①②いずれにも属しませんが、個人的には第5章の「桑田佳祐への共感」も興味深かったです。
「胸さわぎの腰つき」なんて歌詞はおかしいと、代わりに「胸さわぎのアカツキ」「胸さわぎ残しつつ」といった案を示されたという。
「胸さわぎのアカツキ」「胸さわぎ残しつつ」 だっさ。失笑。
《ポップスの世界においては語感を大切にするのが普通だと思っていたし。だから〝乗り〟と言うか、意味よりも気持ちの良さってことしかなかった》という桑田は、あくまで自分のつくったフレーズを押し通した。
《歌詞は、メロディーが浮かぶと同時に、デタラメな言葉ーまァ英語が多いんだけどーで浮かんでくるわけ。日本語の歌詞は絶対に浮かんでこない。浮かんだ言葉とメロディーをゴニュゴニョそのまま唄ってくと、コード進行がピーンとわかる。(中略)そのうちに何となく、そのデタラメ言葉にピッタリとくる日本語が何カ所か出てくるわけ》(『ただの歌詞じゃねえか、こんなもん』)
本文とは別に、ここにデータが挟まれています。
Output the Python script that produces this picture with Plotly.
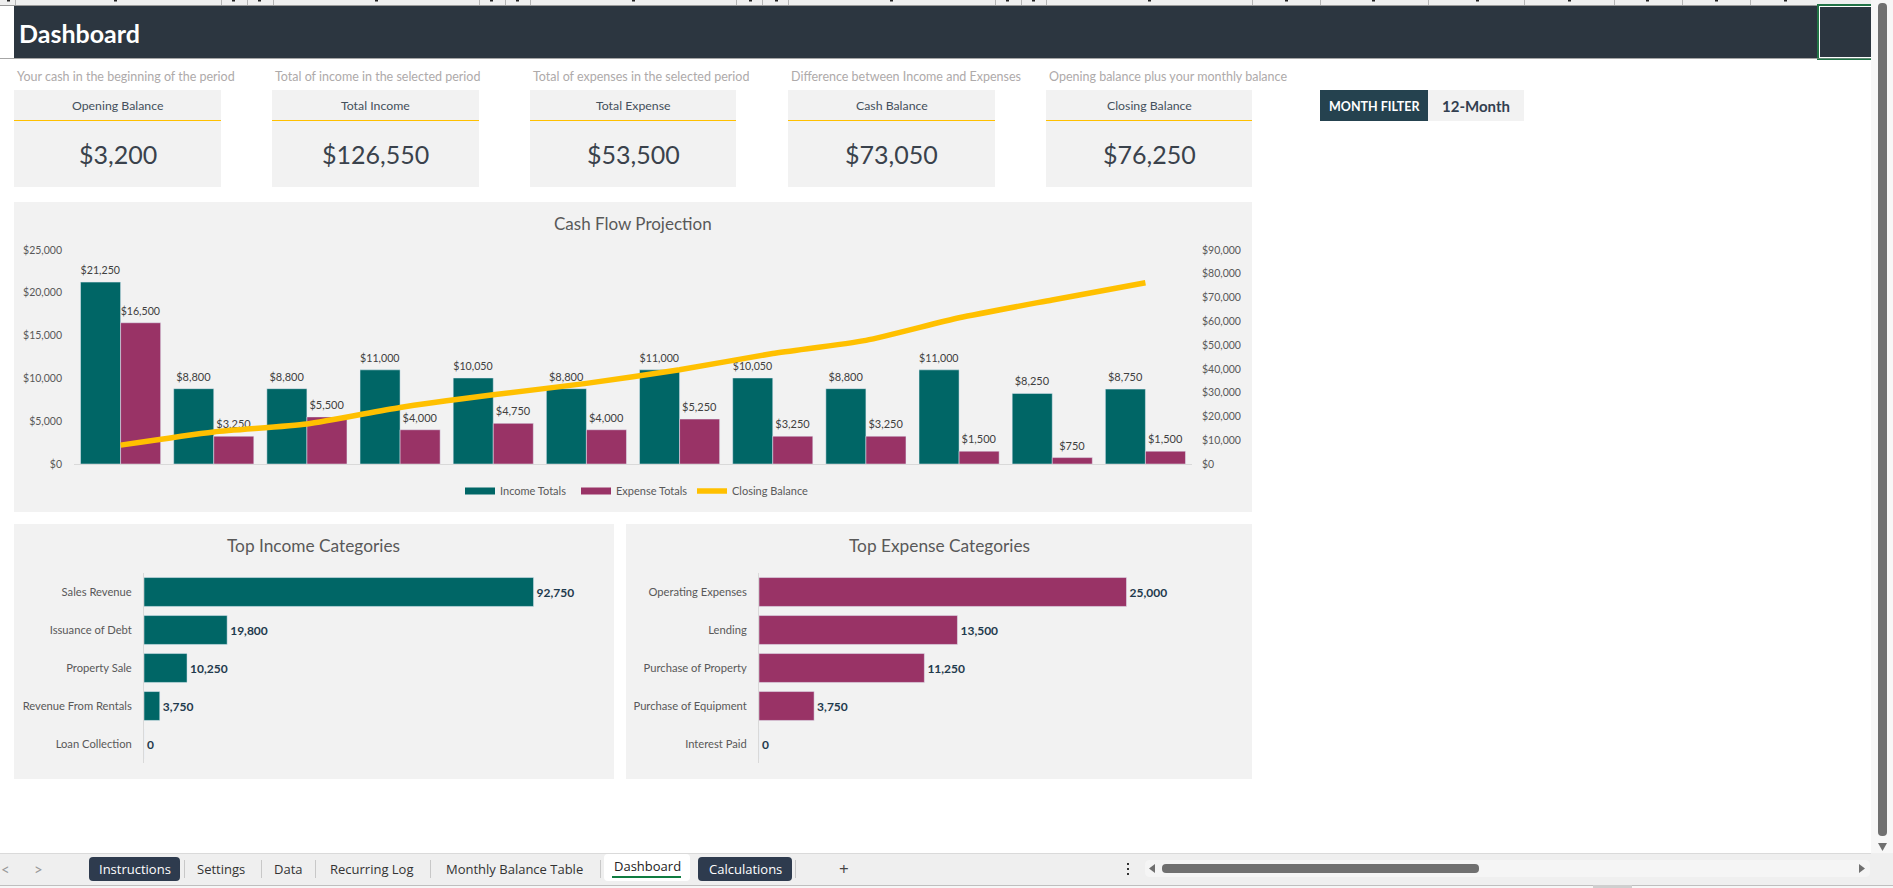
import plotly.graph_objects as go

W, H = 1893, 888
FONT = "Lato"
TABFONT = "Open Sans"

# ---- data ----
months = ["M1", "M2", "M3", "M4", "M5", "M6", "M7", "M8", "M9", "M10", "M11", "M12"]
income_totals = [21250, 8800, 8800, 11000, 10050, 8800, 11000, 10050, 8800, 11000, 8250, 8750]
expense_totals = [16500, 3250, 5500, 4000, 4750, 4000, 5250, 3250, 3250, 1500, 750, 1500]
closing_balance = [7950, 13500, 16800, 23800, 29100, 33900, 39650, 46450, 52000, 61500, 69000, 76250]

income_categories = ["Sales Revenue", "Issuance of Debt", "Property Sale", "Revenue From Rentals", "Loan Collection"]
income_values = [92750, 19800, 10250, 3750, 0]
expense_categories = ["Operating Expenses", "Lending", "Purchase of Property", "Purchase of Equipment", "Interest Paid"]
expense_values = [25000, 13500, 11250, 3750, 0]

kpi_hints = ["Your cash in the beginning of the period", "Total of income in the selected period",
             "Total of expenses in the selected period", "Difference between Income and Expenses",
             "Opening balance plus your monthly balance"]
kpi_titles = ["Opening Balance", "Total Income", "Total Expense", "Cash Balance", "Closing Balance"]
kpi_values = ["$3,200", "$126,550", "$53,500", "$73,050", "$76,250"]

tabs_plain = ["Settings", "Data", "Recurring Log", "Monthly Balance Table"]

# ---- colours ----
TEAL = "#006666"
PLUM = "#993366"
GOLD = "#FFC000"
PANEL = "#F2F2F2"
BANNER = "#2C3640"
STRIP = "#EFEFEF"
GREEN = "#217346"
CLEAR = "rgba(0,0,0,0)"


def px(x):
    return x / W


def py(y):
    return 1 - y / H


shapes, annos = [], []


def rect(x0, y0, x1, y1, fill, layer="below"):
    shapes.append(dict(type="rect", xref="paper", yref="paper", x0=px(x0), x1=px(x1), y0=py(y1), y1=py(y0),
                       fillcolor=fill, line=dict(width=0), layer=layer))


def rrect(x0, y0, x1, y1, r, fill):
    a, b, c, d = px(x0), px(x1), py(y0), py(y1)
    rx, ry = r / W, r / H
    path = (f"M{a + rx},{c} L{b - rx},{c} Q{b},{c} {b},{c - ry} L{b},{d + ry} Q{b},{d} {b - rx},{d} "
            f"L{a + rx},{d} Q{a},{d} {a},{d + ry} L{a},{c - ry} Q{a},{c} {a + rx},{c} Z")
    shapes.append(dict(type="path", xref="paper", yref="paper", path=path, fillcolor=fill,
                       line=dict(width=0), layer="below"))


def tri(points, fill):
    path = "M" + " L".join(f"{px(x)},{py(y)}" for x, y in points) + " Z"
    shapes.append(dict(type="path", xref="paper", yref="paper", path=path, fillcolor=fill,
                       line=dict(width=0), layer="below"))


def text(x, y, s, size, color, anchor="center", bold=False, family=FONT):
    annos.append(dict(xref="paper", yref="paper", x=px(x), y=py(y), text=f"<b>{s}</b>" if bold else s,
                      showarrow=False, xanchor=anchor, yanchor="middle",
                      font=dict(family=family, size=size, color=color), borderpad=0, borderwidth=0))


# ---- spreadsheet chrome: column header strip ----
rect(0, 0, 1871, 5, STRIP)
rect(0, 5, 1871, 6, "#9A9A9A")
for cx in [15, 221, 247, 273, 479, 505, 530, 736, 762, 788, 995, 1021, 1046, 1252, 1320, 1428, 1524, 1614, 1682, 1750]:
    rect(cx, 0, cx + 1, 5, "#B5B5B5")
for cx in [8, 115, 233, 259, 376, 491, 517, 633, 750, 776, 891, 1007, 1033, 1149, 1286, 1373, 1477, 1569, 1647, 1716, 1785]:
    rect(cx - 1, 0, cx + 2, 1.5, "#222222")

# banner
rect(14, 6, 1871, 58, BANNER)
rect(0, 58, 1817, 59, "#A6A6A6")
text(19, 33, "Dashboard", 25, "#FFFFFF", "left", True)

# selected cell
rect(1817, 4, 1871, 60, GREEN)
rect(1819, 6, 1871, 58, "#FFFFFF")
rect(1820, 7, 1871, 57, BANNER)
rect(1817, 58, 1871, 58.5, "#A6A6A6")

# vertical scrollbar
rect(1871, 0, 1893, 853, "#F7F7F7")
rrect(1878, 3, 1887, 836, 4, "#707070")
tri([(1878, 843), (1887, 843), (1882.5, 851)], "#707070")

# KPI cards
card_lefts = [14, 272, 530, 788, 1046]
card_rights = [221, 479, 736, 995, 1252]
for i, (l, r) in enumerate(zip(card_lefts, card_rights)):
    c = (l + r) / 2
    text(l + 3, 76, kpi_hints[i], 12.5, "#AEAAAA", "left")
    rect(l, 90, r, 187, PANEL)
    rect(l, 120, r, 121, "#FFC000")
    text(c, 105.5, kpi_titles[i], 12.3, "#44505C")
    text(c, 154, kpi_values[i], 25, "#3A424C")

# month filter
rect(1320, 90, 1428, 121, "#25424F")
rect(1428, 90, 1524, 121, PANEL)
text(1375, 106, "MONTH FILTER", 12.5, "#FFFFFF", bold=True)
text(1476, 106, "12-Month", 15, "#333F50", bold=True)

# chart panels
rect(14, 202, 1252, 512, PANEL)
rect(14, 524, 614, 779, PANEL)
rect(626, 524, 1252, 779, PANEL)
text(633, 224, "Cash Flow Projection", 17, "#595959")
text(313, 545, "Top Income Categories", 17.3, "#595959")
text(939, 545, "Top Expense Categories", 17.3, "#595959")

# bottom tab bar
rect(0, 853, 1893, 885, STRIP)
rect(0, 853, 1871, 854, "#DADADA")
rect(0, 885, 1893, 886, "#BFBFBF")
rect(0, 886, 1893, 888, "#F7F7F7")
rect(1593, 885, 1632, 888, "#CFCFCF")
text(5, 869, "&#60;", 15, "#9A9A9A")
text(38, 869, "&#62;", 15, "#9A9A9A")
rrect(89, 857, 180, 881, 4, "#2E3B4E")
text(134.5, 869, "Instructions", 13, "#FFFFFF", family=TABFONT)
for cx, s in zip([221, 288, 372, 514], tabs_plain):
    text(cx, 869, s, 13, "#333333", family=TABFONT)
for dx in [184, 261, 315, 430, 600, 795]:
    rect(dx, 860, dx + 1, 878, "#C8C8C8")
rrect(604, 854, 690, 881, 4, "#FFFFFF")
text(647, 866, "Dashboard", 13, "#222222", family=TABFONT)
rect(612, 876, 681, 878, "#107C41")
rrect(698, 857, 792, 881, 4, "#2E3B4E")
text(745, 869, "Calculations", 13, "#FFFFFF", family=TABFONT)
text(844, 868, "+", 17, "#444444", family=TABFONT)
for dy in [864, 869, 874]:
    rect(1127, dy - 1, 1129, dy + 1, "#333333")
rrect(1145, 860, 1870, 877, 5, "#F5F5F5")
rrect(1162, 864, 1479, 873, 4, "#707070")
tri([(1155, 864), (1155, 873), (1149, 868.5)], "#707070")
tri([(1859, 864), (1859, 873), (1865, 868.5)], "#707070")

fig = go.Figure()

label_font = dict(family=FONT, size=11, color="#404040")
LABEL_LIFT = 350  # hidden bars carrying the labels start here, so labels sit a little higher above the real bars
bar_series = [("Income Totals", income_totals, TEAL, "a"), ("Expense Totals", expense_totals, PLUM, "b")]
for nm, vals, col, grp in bar_series:
    fig.add_trace(go.Bar(x=months, y=vals, base=LABEL_LIFT, marker=dict(color=col, opacity=0),
                         name=nm + " labels", showlegend=False,
                         text=[f"${v:,}" for v in vals], textposition="outside", textfont=label_font,
                         cliponaxis=False, offsetgroup=grp, hoverinfo="skip", xaxis="x", yaxis="y"))
for nm, vals, col, grp in bar_series:
    fig.add_trace(go.Bar(x=months, y=vals, marker_color=col, name=nm, showlegend=False,
                         offsetgroup=grp, xaxis="x", yaxis="y"))
fig.add_trace(go.Scatter(x=months, y=closing_balance, mode="lines", name="Closing Balance", showlegend=False,
                         line=dict(color=GOLD, width=5.5, shape="spline", smoothing=0.6),
                         xaxis="x", yaxis="y2"))
# legend entries drawn as wide swatches, like the spreadsheet's legend keys
for nm, col, wd in [("Income Totals", TEAL, 7), ("Expense Totals", PLUM, 7), ("Closing Balance", GOLD, 5.5)]:
    fig.add_trace(go.Scatter(x=[None], y=[None], mode="lines", name=nm, line=dict(color=col, width=wd),
                             xaxis="x", yaxis="y2"))

bold_font = dict(family=FONT, size=12, color="#1F3A4D", weight="bold")
fig.add_trace(go.Bar(y=income_categories, x=income_values, orientation="h", marker_color=TEAL, showlegend=False,
                     text=[f"{v:,}" for v in income_values], textposition="outside",
                     textfont=bold_font, cliponaxis=False, width=0.76,
                     xaxis="x2", yaxis="y3"))
fig.add_trace(go.Bar(y=expense_categories, x=expense_values, orientation="h", marker_color=PLUM, showlegend=False,
                     text=[f"{v:,}" for v in expense_values], textposition="outside",
                     textfont=bold_font, cliponaxis=False, width=0.76,
                     xaxis="x3", yaxis="y4"))

tick = dict(family=FONT, size=10.5, color="#595959")
cat_tick = dict(family=FONT, size=11.2, color="#595959")
axis_line = "#D9D9D9"
fig.update_layout(
    width=W, height=H, margin=dict(l=0, r=0, t=0, b=0, autoexpand=False), autosize=False,
    paper_bgcolor="#FFFFFF", plot_bgcolor=CLEAR,
    barmode="group", bargap=0.14, bargroupgap=0,
    shapes=shapes, annotations=annos,
    legend=dict(orientation="h", x=px(460), y=py(491), xanchor="left", yanchor="middle",
                font=dict(family=FONT, size=11, color="#595959"), bgcolor=CLEAR,
                itemwidth=30, traceorder="normal", entrywidth=71, entrywidthmode="pixels"),
    xaxis=dict(domain=[px(74), px(1192)], showticklabels=False, showgrid=False, zeroline=False,
               showline=True, linecolor=axis_line, ticks="", anchor="y", fixedrange=True),
    yaxis=dict(domain=[py(464), py(250)], range=[0, 25000], tickvals=[0, 5000, 10000, 15000, 20000, 25000],
               tickformat="$,d", tickfont=tick, showgrid=False, zeroline=False, ticklabelstandoff=11,
               anchor="x", fixedrange=True),
    yaxis2=dict(domain=[py(464), py(250)], range=[0, 90000], overlaying="y", side="right", anchor="x",
                tickvals=list(range(0, 90001, 10000)), tickformat="$,d", tickfont=tick, showgrid=False,
                zeroline=False, ticklabelstandoff=9, fixedrange=True),
    xaxis2=dict(domain=[px(144), px(564)], range=[0, 100000], visible=False, anchor="y3", fixedrange=True),
    yaxis3=dict(domain=[py(763), py(573)], autorange="reversed", tickfont=cat_tick, showline=True, linecolor=axis_line,
                showgrid=False, zeroline=False, ticks="", ticklabelstandoff=9, anchor="x2", fixedrange=True),
    xaxis3=dict(domain=[px(759), px(1200)], range=[0, 30000], visible=False, anchor="y4", fixedrange=True),
    yaxis4=dict(domain=[py(763), py(573)], autorange="reversed", tickfont=cat_tick, showline=True, linecolor=axis_line,
                showgrid=False, zeroline=False, ticks="", ticklabelstandoff=9, anchor="x3", fixedrange=True),
)

fig.write_html("out.html", config=dict(displayModeBar=False),
               post_script="document.body.style.margin='0';document.body.style.overflow='hidden';")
のちにテレビ番組『今夜は最高!』の第二回(一九八一年四月放送)に桑田佳祐がゲスト出演した時には直接《歌詞はわかんない、わかんないからこういのがいいなあって思ったね》と最初の印象を伝えた。ただし、タモリはサザンが果たして売れるのか心配も抱いたという。
こんな感じで「いいとも」終了まで、話があちこちに跳びながら、それでもタレント・タモリ氏の歩んできた芸能史とは、付かず離れずの距離を保ちつつ進んでいきます。
「ネアカ・ネクラ」「名古屋人エビフライネタ」発祥のいきさつ、「いいとも」共演レギュラー陣との逸話等、タモリ氏ファンにも読み応えのある内容が続き、飽きさせません。
膨大な「参考文献」(巻末で数えたら170冊以上ありました)に裏打ちされた史実の積み重ねによって、捉えどころのない「場の芸人」タモリ氏像を外側から、金型や逆3Dプリンターのように浮かび上がらせようという試みは、舌を巻くレベルの力作となりました。本文だけで約330ページと、かなり厚めの新書ですが、作者の意図を踏まえると、このボリュームの必要性を感じます。
『まったくあたらしいタモリ本!タモリとは「日本の戦後」そのものだった!』という少し大仰に思えた帯は、内容にふさわしいものでした。
お正月休みの残り、電子書籍で何か読もうかなと迷っているかたにはお勧めかと。